The notion of Algorithmic Information Content (AIC) is a keystone in the problem. The AIC or Kolmogorov complexity of a binary string is defined as the length of the shortest program for a Universal Turing Machine (UTM) whose output is the given string [127,79,19].
Intuitively, the simplest strings can be generated with a few instructions, e.g. ``a string of 100 zeros''; whereas the highly complex ones require a program slightly longer than the string itself, e.g. ``the string 0010111100101110000010100001000111100110''. However, the minimal program depends on the encoding or ``programming language'' chosen; the difference between two different encodings being bound by a constant. Moreover, AIC is uncomputable. Shannon's entropy  is a closely related measure (it is an upper bound to AIC [80,136]).
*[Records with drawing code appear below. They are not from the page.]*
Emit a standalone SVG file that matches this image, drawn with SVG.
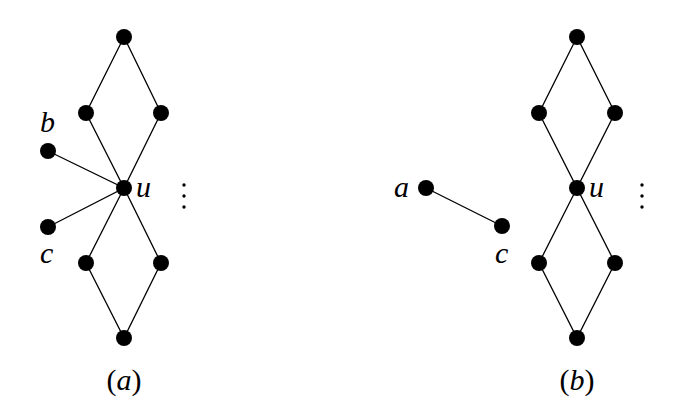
<svg xmlns="http://www.w3.org/2000/svg" width="677" height="415" viewBox="0 0 677 415">
<style>
.e{stroke:#000;stroke-width:1.3;fill:none}
.n{fill:#000}
text{font-family:'Liberation Serif','Times New Roman','DejaVu Serif',serif;font-size:30px;fill:#000}
.t{font-style:italic}
.r{font-style:normal}
</style>
<rect width="677" height="415" fill="#fff"/>
<g id="connectors" class="e">
<path d="M124 37L86 113L124 188L161 113Z"/>
<path d="M124 188L86 263L124 338L161 263Z"/>
<path d="M48 151L124 188L48 227"/>
<path d="M577 37L539 113L577 188L615 113Z"/>
<path d="M577 188L539 263L577 338L615 263Z"/>
<path d="M426 188L502 226"/>
</g>
<g id="a-top"><circle class="n" cx="124" cy="37" r="8"/></g>
<g id="a-ul"><circle class="n" cx="86" cy="113" r="8"/></g>
<g id="a-ur"><circle class="n" cx="161" cy="113" r="8"/></g>
<g id="a-u"><circle class="n" cx="124" cy="188" r="8"/><text class="t" x="136" y="197">u</text></g>
<g id="a-b"><circle class="n" cx="48" cy="151" r="8"/><text class="t" x="40" y="132">b</text></g>
<g id="a-c"><circle class="n" cx="48" cy="227" r="8"/><text class="t" x="40" y="263">c</text></g>
<g id="a-ll"><circle class="n" cx="86" cy="263" r="8"/></g>
<g id="a-lr"><circle class="n" cx="161" cy="263" r="8"/></g>
<g id="a-bot"><circle class="n" cx="124" cy="338" r="8"/></g>
<g id="a-dots"><circle class="n" cx="184" cy="185" r="1.7"/><circle class="n" cx="184" cy="196" r="1.7"/><circle class="n" cx="184" cy="207" r="1.7"/></g>
<g id="b-top"><circle class="n" cx="577" cy="37" r="8"/></g>
<g id="b-ul"><circle class="n" cx="539" cy="113" r="8"/></g>
<g id="b-ur"><circle class="n" cx="615" cy="113" r="8"/></g>
<g id="b-u"><circle class="n" cx="577" cy="188" r="8"/><text class="t" x="589" y="197">u</text></g>
<g id="b-a"><circle class="n" cx="426" cy="188" r="8"/><text class="t" x="394" y="197">a</text></g>
<g id="b-c"><circle class="n" cx="502" cy="226" r="8"/><text class="t" x="495" y="263">c</text></g>
<g id="b-ll"><circle class="n" cx="539" cy="263" r="8"/></g>
<g id="b-lr"><circle class="n" cx="615" cy="263" r="8"/></g>
<g id="b-bot"><circle class="n" cx="577" cy="338" r="8"/></g>
<g id="b-dots"><circle class="n" cx="642" cy="185" r="1.7"/><circle class="n" cx="642" cy="196" r="1.7"/><circle class="n" cx="642" cy="207" r="1.7"/></g>
<g id="captions">
<text x="124" y="390" text-anchor="middle"><tspan class="r">(</tspan><tspan class="t">a</tspan><tspan class="r">)</tspan></text>
<text x="577" y="390" text-anchor="middle"><tspan class="r">(</tspan><tspan class="t">b</tspan><tspan class="r">)</tspan></text>
</g>
</svg>
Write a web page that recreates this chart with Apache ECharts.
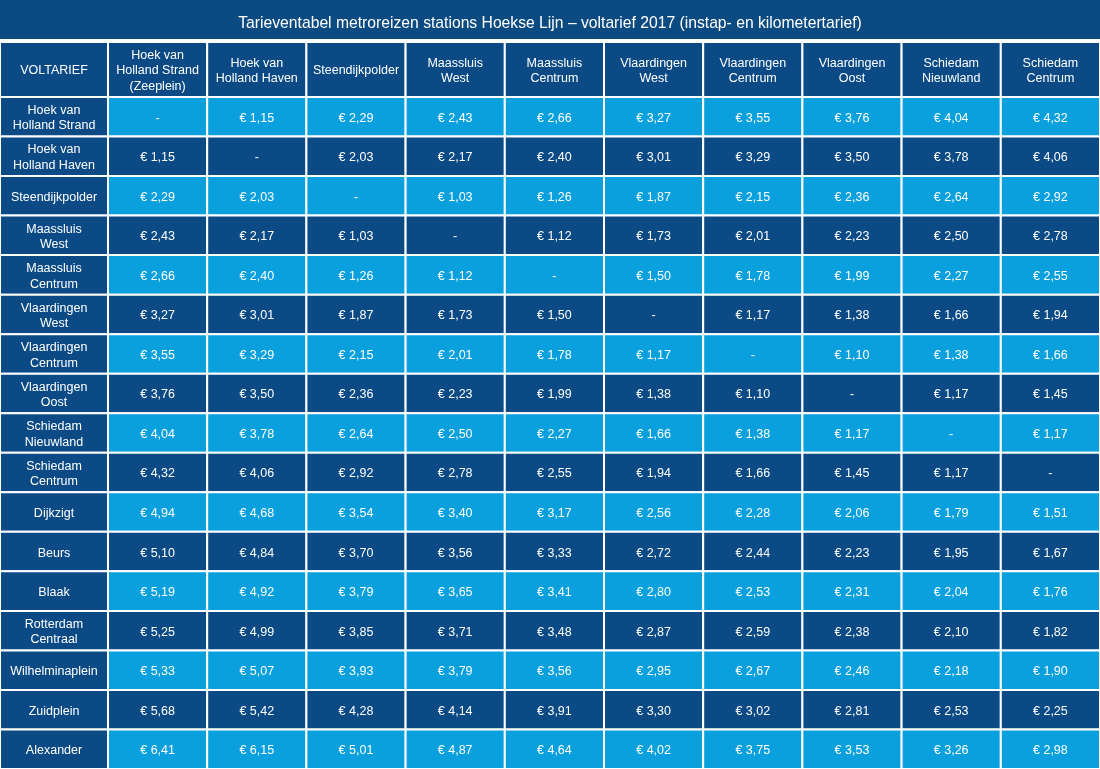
<!DOCTYPE html>
<html>
<head>
<meta charset="utf-8">
<script src="https://cdn.jsdelivr.net/npm/echarts@6/dist/echarts.min.js"></script>
<style>
html,body{margin:0;padding:0;background:#fff;}
#chart{width:1100px;height:769px;}
</style>
</head>
<body>
<div id="chart"></div>
<script>
const titleText = 'Tarieventabel metroreizen stations Hoekse Lijn – voltarief 2017 (instap- en kilometertarief)';
const cornerLabel = 'VOLTARIEF';
const columns = [
  'Hoek van\nHolland Strand\n(Zeeplein)', 'Hoek van\nHolland Haven', 'Steendijkpolder',
  'Maassluis\nWest', 'Maassluis\nCentrum', 'Vlaardingen\nWest', 'Vlaardingen\nCentrum',
  'Vlaardingen\nOost', 'Schiedam\nNieuwland', 'Schiedam\nCentrum'
];
const rows = [
  'Hoek van\nHolland Strand', 'Hoek van\nHolland Haven', 'Steendijkpolder', 'Maassluis\nWest',
  'Maassluis\nCentrum', 'Vlaardingen\nWest', 'Vlaardingen\nCentrum', 'Vlaardingen\nOost',
  'Schiedam\nNieuwland', 'Schiedam\nCentrum', 'Dijkzigt', 'Beurs', 'Blaak',
  'Rotterdam\nCentraal', 'Wilhelminaplein', 'Zuidplein', 'Alexander'
];
// fares per row (null = same station, shown as "-")
const fares = [
  [null, 1.15, 2.29, 2.43, 2.66, 3.27, 3.55, 3.76, 4.04, 4.32],
  [1.15, null, 2.03, 2.17, 2.40, 3.01, 3.29, 3.50, 3.78, 4.06],
  [2.29, 2.03, null, 1.03, 1.26, 1.87, 2.15, 2.36, 2.64, 2.92],
  [2.43, 2.17, 1.03, null, 1.12, 1.73, 2.01, 2.23, 2.50, 2.78],
  [2.66, 2.40, 1.26, 1.12, null, 1.50, 1.78, 1.99, 2.27, 2.55],
  [3.27, 3.01, 1.87, 1.73, 1.50, null, 1.17, 1.38, 1.66, 1.94],
  [3.55, 3.29, 2.15, 2.01, 1.78, 1.17, null, 1.10, 1.38, 1.66],
  [3.76, 3.50, 2.36, 2.23, 1.99, 1.38, 1.10, null, 1.17, 1.45],
  [4.04, 3.78, 2.64, 2.50, 2.27, 1.66, 1.38, 1.17, null, 1.17],
  [4.32, 4.06, 2.92, 2.78, 2.55, 1.94, 1.66, 1.45, 1.17, null],
  [4.94, 4.68, 3.54, 3.40, 3.17, 2.56, 2.28, 2.06, 1.79, 1.51],
  [5.10, 4.84, 3.70, 3.56, 3.33, 2.72, 2.44, 2.23, 1.95, 1.67],
  [5.19, 4.92, 3.79, 3.65, 3.41, 2.80, 2.53, 2.31, 2.04, 1.76],
  [5.25, 4.99, 3.85, 3.71, 3.48, 2.87, 2.59, 2.38, 2.10, 1.82],
  [5.33, 5.07, 3.93, 3.79, 3.56, 2.95, 2.67, 2.46, 2.18, 1.90],
  [5.68, 5.42, 4.28, 4.14, 3.91, 3.30, 3.02, 2.81, 2.53, 2.25],
  [6.41, 6.15, 5.01, 4.87, 4.64, 4.02, 3.75, 3.53, 3.26, 2.98]
];

const DARK = '#0b4a85';
const LIGHT = '#0aa0dd';
const FONT = '"Liberation Sans", Arial, sans-serif';

function fmt(v) { return v == null ? '-' : '€ ' + v.toFixed(2).replace('.', ','); }

function makeRender(texts, fillFn) {
  return function (params, api) {
    const xi = api.value(0), yi = api.value(1);
    const c = api.coord([xi, yi]);
    const s = api.size([1, 1]);
    return {
      type: 'rect',
      shape: { x: c[0] - s[0] / 2, y: c[1] - s[1] / 2, width: s[0], height: s[1] },
      style: { fill: fillFn(xi, yi), stroke: '#ffffff', lineWidth: 2 },
      textContent: {
        style: {
          text: texts[params.dataIndex], fill: '#ffffff', fontSize: 12.5,
          fontFamily: FONT, lineHeight: 15.5, align: 'center', verticalAlign: 'middle'
        }
      },
      textConfig: { position: 'inside', offset: [0, 1.5] }
    };
  };
}

const headerTop = 42, bodyTop = 97, firstW = 108;

const grids = [
  { left: -1, top: headerTop, width: firstW + 1, height: bodyTop - headerTop },      // corner
  { left: firstW, top: headerTop, right: -1, height: bodyTop - headerTop },          // column header
  { left: -1, top: bodyTop, width: firstW + 1, bottom: 0 },                          // row header
  { left: firstW, top: bodyTop, right: -1, bottom: 0 }                               // body
];
const xAxes = [
  { gridIndex: 0, type: 'category', data: [cornerLabel], show: false },
  { gridIndex: 1, type: 'category', data: columns, show: false },
  { gridIndex: 2, type: 'category', data: [cornerLabel], show: false },
  { gridIndex: 3, type: 'category', data: columns, show: false }
];
const yAxes = [
  { gridIndex: 0, type: 'category', data: ['h'], show: false, inverse: true },
  { gridIndex: 1, type: 'category', data: ['h'], show: false, inverse: true },
  { gridIndex: 2, type: 'category', data: rows, show: false, inverse: true },
  { gridIndex: 3, type: 'category', data: rows, show: false, inverse: true }
];

const cornerData = [[0, 0]];
const colHeadData = columns.map((c, i) => [i, 0]);
const rowHeadData = rows.map((r, j) => [0, j]);
const bodyData = [];
const bodyTexts = [];
fares.forEach((row, j) => row.forEach((v, i) => { bodyData.push([i, j, v == null ? 0 : v]); bodyTexts.push(fmt(v)); }));

const chart = echarts.init(document.getElementById('chart'), null, { renderer: 'canvas' });
chart.setOption({
  backgroundColor: '#ffffff',
  animation: false,
  title: {
    text: titleText, left: 'center', top: 11,
    textStyle: { color: '#ffffff', fontSize: 15.7, fontWeight: 'normal', fontFamily: FONT }
  },
  graphic: [{
    type: 'rect', left: 0, top: 0, z: -1,
    shape: { width: 1100, height: 39 },
    style: { fill: '#0c4a82' }
  }],
  grid: grids,
  xAxis: xAxes,
  yAxis: yAxes,
  series: [
    { type: 'custom', xAxisIndex: 0, yAxisIndex: 0, data: cornerData,
      renderItem: makeRender([cornerLabel], () => DARK) },
    { type: 'custom', xAxisIndex: 1, yAxisIndex: 1, data: colHeadData,
      renderItem: makeRender(columns, () => DARK) },
    { type: 'custom', xAxisIndex: 2, yAxisIndex: 2, data: rowHeadData,
      renderItem: makeRender(rows, () => DARK) },
    { type: 'custom', xAxisIndex: 3, yAxisIndex: 3, data: bodyData,
      renderItem: makeRender(bodyTexts, (x, y) => (y % 2 === 0 ? LIGHT : DARK)) }
  ]
});
</script>
</body>
</html>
Further research on the matter of complexity measures stems from the notion that the most difficult, the most interesting systems are not necessarily those most complex according to algorithmic complexity and related measures. Just as there is no organization in a universe with infinite entropy, there is little to be understood, or compressed, on maximally complex strings in the Kolmogorov sense. The quest for mathematical definitions of complexity whose maximums lie somewhere between zero and maximal AIC [10,82,58,53] has yet to produce satisfactory results. Bruce Edmonds' recent PhD thesis on the measurement of complexity  concludes that none of the measures that have been proposed so far manages to capture the problem, but points out several important elements:
The complexity of natural phenomena per se can not be defined in a useful manner, because natural phenomena have infinite detail. Thus one cannot define the absolute or inherent complexity of ``earth'' for example. Only when observations are made, as produced by an acquisition model, is when the question of complexity becomes relevant: after the observer's model is incorporated.
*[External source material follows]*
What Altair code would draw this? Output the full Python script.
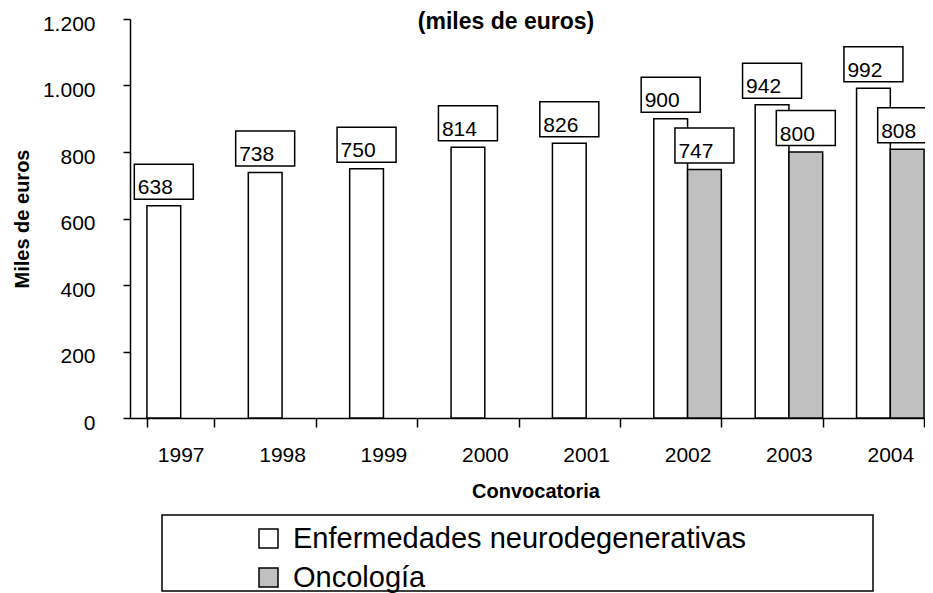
import altair as alt
import pandas as pd

# ---- data ----
years = ["1997", "1998", "1999", "2000", "2001", "2002", "2003", "2004"]
neuro = [638, 738, 750, 814, 826, 900, 942, 992]
onco_years = ["2002", "2003", "2004"]
onco = [747, 800, 808]
series = ["Enfermedades neurodegenerativas", "Oncología"]
series_colors = ["white", "#C0C0C0"]
y_ticks = [0, 200, 400, 600, 800, 1000, 1200]
title_text = "(miles de euros)"
x_title = "Convocatoria"
y_title = "Miles de euros"

rows = [{"year": yv, "serie": series[0], "value": v} for yv, v in zip(years, neuro)]
rows += [{"year": yv, "serie": series[1], "value": v} for yv, v in zip(onco_years, onco)]
df = pd.DataFrame(rows)

FONT = "Liberation Sans"
W, H = 795, 399          # drawn width (page is 933 px wide)
X_RANGE = 811            # the category axis runs past the right edge, as in the reference

x_enc = alt.X(
    "year:N", sort=years,
    scale=alt.Scale(domain=years, range=[0, X_RANGE], paddingInner=0.334, paddingOuter=0.167),
    axis=alt.Axis(
        title=x_title, labelAngle=0, tickBand="extent", tickSize=9, tickWidth=1.5,
        tickColor="black", domainColor="black", domainWidth=1.5, grid=False,
        labelFontSize=21, labelColor="black", labelPadding=28, labelBaseline="middle",
        titleFontSize=20, titleFontWeight="bold", titleColor="black",
        titleX=X_RANGE / 2, titleY=73, titleBaseline="middle", titleAlign="center",
    ),
)
xo_enc = alt.XOffset("serie:N", sort=series,
                     scale=alt.Scale(domain=series, paddingInner=0, paddingOuter=0))
y_enc = alt.Y(
    "value:Q",
    scale=alt.Scale(domain=[0, 1200], nice=False),
    axis=alt.Axis(
        values=y_ticks, title=y_title, grid=False,
        labelExpr="replace(format(datum.value, ','), ',', '.')",
        tickSize=7, tickWidth=1.5, tickColor="black", domainColor="black", domainWidth=1.5,
        labelFontSize=21, labelColor="black", labelPadding=28, labelOffset=5,
        titleFontSize=20, titleFontWeight="bold", titleColor="black",
        titleAngle=-90, titleX=-108, titleY=H / 2, titleBaseline="middle", titleAlign="center",
    ),
)

base = alt.Chart(df)

bars = base.mark_bar(stroke="black", strokeWidth=1.5).encode(
    x=x_enc, xOffset=xo_enc, y=y_enc,
    fill=alt.Fill(
        "serie:N",
        scale=alt.Scale(domain=series, range=series_colors),
        legend=alt.Legend(
            orient="none", legendX=124, legendY=505, title=None,
            symbolType="square", symbolSize=361, symbolStrokeColor="black",
            symbolStrokeWidth=1.5,
            labelFontSize=29, labelColor="black", labelOffset=10, labelLimit=2000,
            rowPadding=9, padding=0,
        ),
    ),
)

BOX = "M-2.95,-4.15L2.95,-4.15L2.95,-0.65L-2.95,-0.65Z"
boxes = base.mark_point(
    shape=BOX, size=400, filled=True, fill="white", stroke="black",
    strokeWidth=1.5, opacity=1, fillOpacity=1, strokeOpacity=1,
).encode(x=x_enc, xOffset=xo_enc, y=y_enc)

labels = base.mark_text(
    align="left", baseline="alphabetic", dx=-26, dy=-11.5, fontSize=21, color="black",
).encode(x=x_enc, xOffset=xo_enc, y=y_enc, text=alt.Text("value:Q"))

# legend frame
frame = alt.Chart(alt.Data(values=[{"k": 0}])).mark_rect(
    fill="transparent", stroke="black", strokeWidth=1.5
).encode(x=alt.value(32), x2=alt.value(743), y=alt.value(496), y2=alt.value(572))

# chart title (kept fully visible just under the top edge)
title = alt.Chart(alt.Data(values=[{"t": title_text}])).mark_text(
    fontSize=23, fontWeight="bold", color="black", align="center", baseline="alphabetic"
).encode(x=alt.value(376), y=alt.value(10), text="t:N")

chart = (
    alt.layer(bars, boxes, labels, frame, title)
    .properties(
        width=W, height=H,
        autosize=alt.AutoSizeParams(type="none"),
        padding={"left": 122, "top": 11, "right": 0, "bottom": 178},
    )
    .configure(font=FONT)
    .configure_view(stroke=None)
)

chart.save("out.html", embed_options={"renderer": "svg", "actions": False})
Often the interactions at a lower level of organization (e.g. subatomic particles) result in higher levels with aggregate rules of their own (e.g. formation of molecules). A defining characteristic of complexity is a hierarchy of description levels, where the characteristics of a superior level emerge from those below it. The condition of emergence is relative to the observer; emergent properties are those that come from unexpected, aggregate interactions between components of the system.
A mathematical system is a good example. The set of axioms determines the whole system, but demonstrable statements receive different names like ``lemma'', ``property'', ``corollary'' or ``theorem'' depending on their relative role within the corpus. ``Theorem'' is reserved for those that are difficult to proof and constitute foundations for new branches of the theory -- they are ``emergent'' properties.
A theorem simplifies a group of phenomena and creates a higher lever language. This type of re-definition of languages is typical of the way we do science. As Toulmin puts it, ``The heart of all major discoveries in the physical sciences is the discovery of novel methods of representation, and so of fresh techniques by which inferences can be drawn'' [135, p. 34].
Complex systems are partially decomposable, their modules dependent
on each other. In this sense, Edmonds concludes that among the most satisfactory
measures of complexity is the cyclomatic number
[33, p. 107], which is the number of independent
closed loops on a minimal graph.
The cyclomatic number measures the complexity of an expression, represented as a tree. Expressions with either all identical nodes or with all different nodes are the extremes in an ``entropy'' scale, for they are either trivial or impossible to compress. The more complex ones in the cyclomatic sense are those whose branches are different, yet some subtrees are reused across branches. Such a graph can be reduced (fig. 1.1) so that reused subexpressions appear only once. Doing so reveals a network of entangled cross-references. The count of loops in the reduced graph is the cyclomatic number of the expression.